To raise awareness on environmental injustice, Bryant organized climate protests, recruitment events, and public comments at LA City Council meetings. As a leader in the Sunrise Movement LA Outreach team Bryant organized college students to fight for environmental justice. On September 20, 2019 Bryant helped to coordinate the largest climate strike in LA’s history. It was an event that occurred in cities throughout the world.
Bryant’s community organizing centers around the principle that if we’re going to make the change, we need to rise up and stand together in solidarity.
Standing Up for Our Community
Due to the pressing social issues in his neighborhood, Bryant joined the Harbor Gateway South Neighborhood Council to better monitor and effect change within City Hall. Bryant was disappointed to see our Council Member Joe Buscaino routinely ignore issues that disproportionately impact communities of color. Even though there are hundreds of families in our district living near oil wells, Buscaino has opposed ending neighborhood oil drilling and voted against reducing emissions from heavy polluters like the fossil fuel industry.
Bryant joined environmental justice activists, community organizers, and fellow neighborhood council members across Los Angeles to push the Los Angeles Department of Water and Power to commit to studying how LA can achieve 100% renewable energy by 2035 (ten years sooner than LADWP’s original study). This new timeline will provide Los Angeles the opportunity to lead the country on transitioning to a healthy and sustainable economy using scientific evidence.
Council Member Buscaino (a former cop who has accepted hundreds of thousands of dollars in cop money) is one of two Council Members that opposed reinvesting funds from the $1.8 billion police budget to community services and alternatives to armed first responders. This was funding our community desperately needed, yet, our Council Member failed to act once again.
It is clear Buscaino is on the side of those with the most power and influence, as the rest of us continue to struggle.
The economy is not working for working people and our current leadership has failed us by protecting the status quo. It's time we elect someone who's from our community and is unbought and unbossed.
It Doesn't Have to be This Way
We all have seen the cost of rent going up, the increasing threat of the climate crisis, and the constant police brutalization of our Black and Brown brothers and sisters. These issues are not new, but they are getting worse because our “leaders” have failed to act. But it doesn’t have to be this way.
Los Angeles is the second-largest municipal economy in the country. We have the resources to move our city in the right direction and empower the lives of everyone, especially families hardest hit by these issues. We need a government that is responsive to the needs of the people, not the special interests of the privileged few.
Why I’m Running
I am running to represent us as the first person of color and the first person in our district's history (since 1925) who is from North of San Pedro to represent our district.
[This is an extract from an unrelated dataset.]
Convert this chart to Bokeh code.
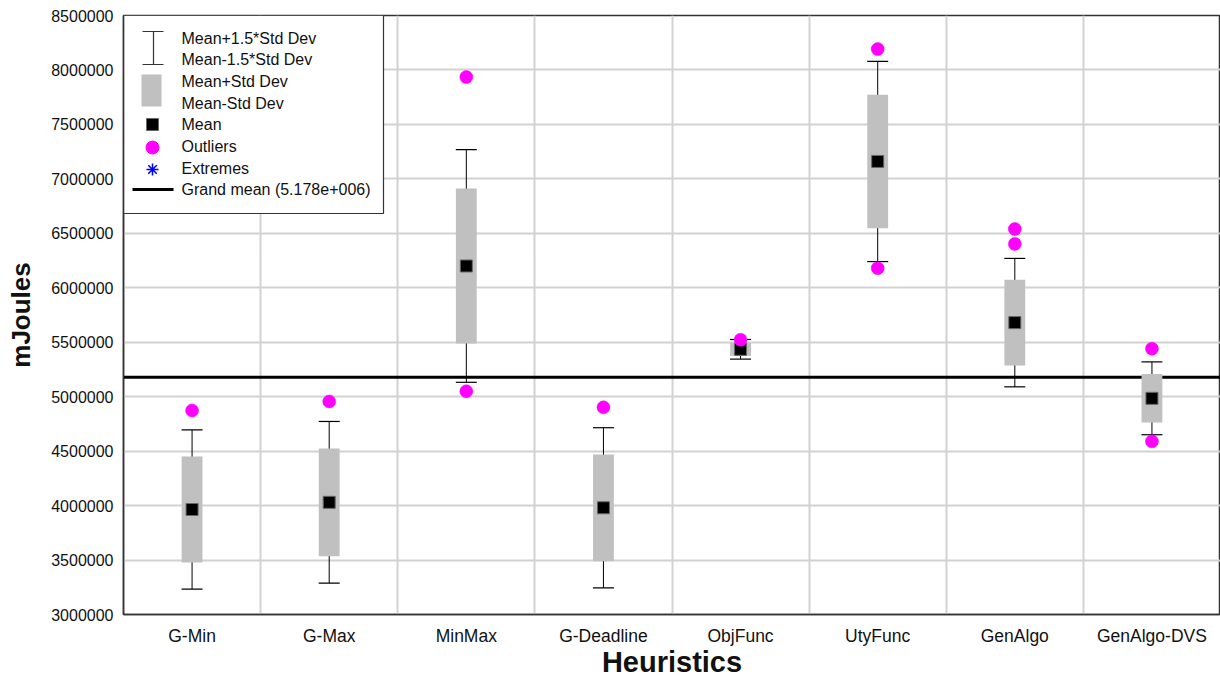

I would also be the only renter on City Council, in a city where at least 60% of Angelenos are renters.
It is time we have a Council Member who listens and understands our struggles but also has experienced them themselves. For too long we have been represented by people who don’t listen to us, understand us, or know what it’s like growing up in our communities. We need a City Hall more representative of the people.
This campaign will not accept money from corporations, fossil fuel companies, real estate developers, or police associations. This is a people-powered, grassroots movement fueled by people like you who want a more representative government. As your next Council Member, I will be loyal to the people, not special interests.